▶ **GIVEN TASK**:
Leave out the pictures and repeat the rest of the material exactly.

▶ **SUPPLIED MATERIAL**:
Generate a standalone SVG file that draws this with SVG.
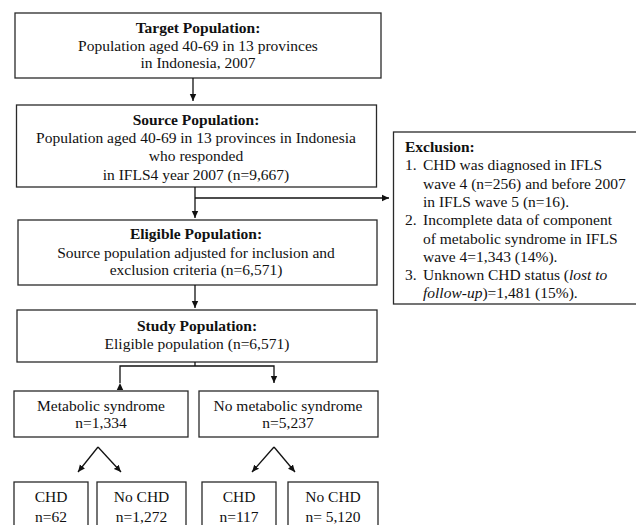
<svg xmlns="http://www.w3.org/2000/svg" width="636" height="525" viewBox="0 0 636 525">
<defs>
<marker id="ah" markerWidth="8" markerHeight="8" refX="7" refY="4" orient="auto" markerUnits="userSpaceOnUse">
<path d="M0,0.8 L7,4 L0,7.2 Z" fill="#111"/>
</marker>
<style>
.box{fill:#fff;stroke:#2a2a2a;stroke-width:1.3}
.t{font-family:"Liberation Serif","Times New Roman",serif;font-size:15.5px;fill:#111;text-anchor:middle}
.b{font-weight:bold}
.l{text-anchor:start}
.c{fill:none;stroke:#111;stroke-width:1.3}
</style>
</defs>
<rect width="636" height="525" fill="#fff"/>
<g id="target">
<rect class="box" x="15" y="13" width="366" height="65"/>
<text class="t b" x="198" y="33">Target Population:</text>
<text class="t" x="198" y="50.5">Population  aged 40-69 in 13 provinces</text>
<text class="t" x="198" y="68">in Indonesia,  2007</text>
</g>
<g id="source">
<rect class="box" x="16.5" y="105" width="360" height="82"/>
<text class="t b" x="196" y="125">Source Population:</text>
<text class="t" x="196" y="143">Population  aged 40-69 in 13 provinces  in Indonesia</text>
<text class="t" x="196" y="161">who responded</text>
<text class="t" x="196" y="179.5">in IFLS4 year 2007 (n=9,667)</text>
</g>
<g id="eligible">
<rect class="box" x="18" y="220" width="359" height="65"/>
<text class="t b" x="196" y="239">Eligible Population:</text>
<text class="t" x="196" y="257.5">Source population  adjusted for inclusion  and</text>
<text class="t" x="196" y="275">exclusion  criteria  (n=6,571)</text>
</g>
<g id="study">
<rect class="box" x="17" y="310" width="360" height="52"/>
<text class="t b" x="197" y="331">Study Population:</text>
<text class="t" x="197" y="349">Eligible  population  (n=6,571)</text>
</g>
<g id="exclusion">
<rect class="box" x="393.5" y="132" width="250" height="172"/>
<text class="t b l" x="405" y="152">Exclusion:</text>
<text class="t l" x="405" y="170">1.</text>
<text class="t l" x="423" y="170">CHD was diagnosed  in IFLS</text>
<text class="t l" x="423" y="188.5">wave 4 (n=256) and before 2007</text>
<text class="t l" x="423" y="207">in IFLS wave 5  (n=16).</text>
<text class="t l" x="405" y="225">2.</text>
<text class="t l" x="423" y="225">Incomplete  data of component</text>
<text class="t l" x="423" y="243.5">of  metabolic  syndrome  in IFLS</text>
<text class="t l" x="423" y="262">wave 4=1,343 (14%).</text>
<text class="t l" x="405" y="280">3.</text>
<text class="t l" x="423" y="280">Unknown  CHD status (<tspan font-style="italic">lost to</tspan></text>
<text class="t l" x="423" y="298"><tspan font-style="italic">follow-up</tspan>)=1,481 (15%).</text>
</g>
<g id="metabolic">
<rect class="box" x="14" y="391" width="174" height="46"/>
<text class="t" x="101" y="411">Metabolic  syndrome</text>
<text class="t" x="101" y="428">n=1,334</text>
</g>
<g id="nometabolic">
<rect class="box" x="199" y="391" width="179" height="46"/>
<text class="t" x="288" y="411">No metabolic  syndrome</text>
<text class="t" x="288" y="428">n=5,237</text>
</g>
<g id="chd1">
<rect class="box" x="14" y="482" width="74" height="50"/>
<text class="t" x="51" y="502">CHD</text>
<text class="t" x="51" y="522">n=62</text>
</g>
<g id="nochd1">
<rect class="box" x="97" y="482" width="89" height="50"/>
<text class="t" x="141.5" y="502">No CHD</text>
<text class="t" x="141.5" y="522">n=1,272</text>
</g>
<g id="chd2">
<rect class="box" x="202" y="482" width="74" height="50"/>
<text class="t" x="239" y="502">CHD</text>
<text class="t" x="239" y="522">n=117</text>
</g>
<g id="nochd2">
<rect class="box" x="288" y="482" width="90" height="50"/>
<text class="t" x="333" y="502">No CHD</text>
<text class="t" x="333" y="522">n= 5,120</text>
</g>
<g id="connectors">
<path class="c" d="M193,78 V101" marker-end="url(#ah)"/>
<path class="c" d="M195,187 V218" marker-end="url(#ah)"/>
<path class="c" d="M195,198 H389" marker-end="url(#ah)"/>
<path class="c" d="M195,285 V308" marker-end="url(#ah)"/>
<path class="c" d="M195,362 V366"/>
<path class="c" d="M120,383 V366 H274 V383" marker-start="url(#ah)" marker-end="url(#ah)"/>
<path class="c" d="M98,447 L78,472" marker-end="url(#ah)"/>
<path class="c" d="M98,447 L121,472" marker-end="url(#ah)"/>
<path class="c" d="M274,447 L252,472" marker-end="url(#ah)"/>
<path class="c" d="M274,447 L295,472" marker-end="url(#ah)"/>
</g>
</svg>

▶ **FULL OUTPUT**:
Generate a standalone SVG file that draws this with SVG.
<svg xmlns="http://www.w3.org/2000/svg" width="636" height="525" viewBox="0 0 636 525">
<defs>
<marker id="ah" markerWidth="8" markerHeight="8" refX="7" refY="4" orient="auto" markerUnits="userSpaceOnUse">
<path d="M0,0.8 L7,4 L0,7.2 Z" fill="#111"/>
</marker>
<style>
.box{fill:#fff;stroke:#2a2a2a;stroke-width:1.3}
.t{font-family:"Liberation Serif","Times New Roman",serif;font-size:15.5px;fill:#111;text-anchor:middle}
.b{font-weight:bold}
.l{text-anchor:start}
.c{fill:none;stroke:#111;stroke-width:1.3}
</style>
</defs>
<rect width="636" height="525" fill="#fff"/>
<g id="target">
<rect class="box" x="15" y="13" width="366" height="65"/>
<text class="t b" x="198" y="33">Target Population:</text>
<text class="t" x="198" y="50.5">Population  aged 40-69 in 13 provinces</text>
<text class="t" x="198" y="68">in Indonesia,  2007</text>
</g>
<g id="source">
<rect class="box" x="16.5" y="105" width="360" height="82"/>
<text class="t b" x="196" y="125">Source Population:</text>
<text class="t" x="196" y="143">Population  aged 40-69 in 13 provinces  in Indonesia</text>
<text class="t" x="196" y="161">who responded</text>
<text class="t" x="196" y="179.5">in IFLS4 year 2007 (n=9,667)</text>
</g>
<g id="eligible">
<rect class="box" x="18" y="220" width="359" height="65"/>
<text class="t b" x="196" y="239">Eligible Population:</text>
<text class="t" x="196" y="257.5">Source population  adjusted for inclusion  and</text>
<text class="t" x="196" y="275">exclusion  criteria  (n=6,571)</text>
</g>
<g id="study">
<rect class="box" x="17" y="310" width="360" height="52"/>
<text class="t b" x="197" y="331">Study Population:</text>
<text class="t" x="197" y="349">Eligible  population  (n=6,571)</text>
</g>
<g id="exclusion">
<rect class="box" x="393.5" y="132" width="250" height="172"/>
<text class="t b l" x="405" y="152">Exclusion:</text>
<text class="t l" x="405" y="170">1.</text>
<text class="t l" x="423" y="170">CHD was diagnosed  in IFLS</text>
<text class="t l" x="423" y="188.5">wave 4 (n=256) and before 2007</text>
<text class="t l" x="423" y="207">in IFLS wave 5  (n=16).</text>
<text class="t l" x="405" y="225">2.</text>
<text class="t l" x="423" y="225">Incomplete  data of component</text>
<text class="t l" x="423" y="243.5">of  metabolic  syndrome  in IFLS</text>
<text class="t l" x="423" y="262">wave 4=1,343 (14%).</text>
<text class="t l" x="405" y="280">3.</text>
<text class="t l" x="423" y="280">Unknown  CHD status (<tspan font-style="italic">lost to</tspan></text>
<text class="t l" x="423" y="298"><tspan font-style="italic">follow-up</tspan>)=1,481 (15%).</text>
</g>
<g id="metabolic">
<rect class="box" x="14" y="391" width="174" height="46"/>
<text class="t" x="101" y="411">Metabolic  syndrome</text>
<text class="t" x="101" y="428">n=1,334</text>
</g>
<g id="nometabolic">
<rect class="box" x="199" y="391" width="179" height="46"/>
<text class="t" x="288" y="411">No metabolic  syndrome</text>
<text class="t" x="288" y="428">n=5,237</text>
</g>
<g id="chd1">
<rect class="box" x="14" y="482" width="74" height="50"/>
<text class="t" x="51" y="502">CHD</text>
<text class="t" x="51" y="522">n=62</text>
</g>
<g id="nochd1">
<rect class="box" x="97" y="482" width="89" height="50"/>
<text class="t" x="141.5" y="502">No CHD</text>
<text class="t" x="141.5" y="522">n=1,272</text>
</g>
<g id="chd2">
<rect class="box" x="202" y="482" width="74" height="50"/>
<text class="t" x="239" y="502">CHD</text>
<text class="t" x="239" y="522">n=117</text>
</g>
<g id="nochd2">
<rect class="box" x="288" y="482" width="90" height="50"/>
<text class="t" x="333" y="502">No CHD</text>
<text class="t" x="333" y="522">n= 5,120</text>
</g>
<g id="connectors">
<path class="c" d="M193,78 V101" marker-end="url(#ah)"/>
<path class="c" d="M195,187 V218" marker-end="url(#ah)"/>
<path class="c" d="M195,198 H389" marker-end="url(#ah)"/>
<path class="c" d="M195,285 V308" marker-end="url(#ah)"/>
<path class="c" d="M195,362 V366"/>
<path class="c" d="M120,383 V366 H274 V383" marker-start="url(#ah)" marker-end="url(#ah)"/>
<path class="c" d="M98,447 L78,472" marker-end="url(#ah)"/>
<path class="c" d="M98,447 L121,472" marker-end="url(#ah)"/>
<path class="c" d="M274,447 L252,472" marker-end="url(#ah)"/>
<path class="c" d="M274,447 L295,472" marker-end="url(#ah)"/>
</g>
</svg>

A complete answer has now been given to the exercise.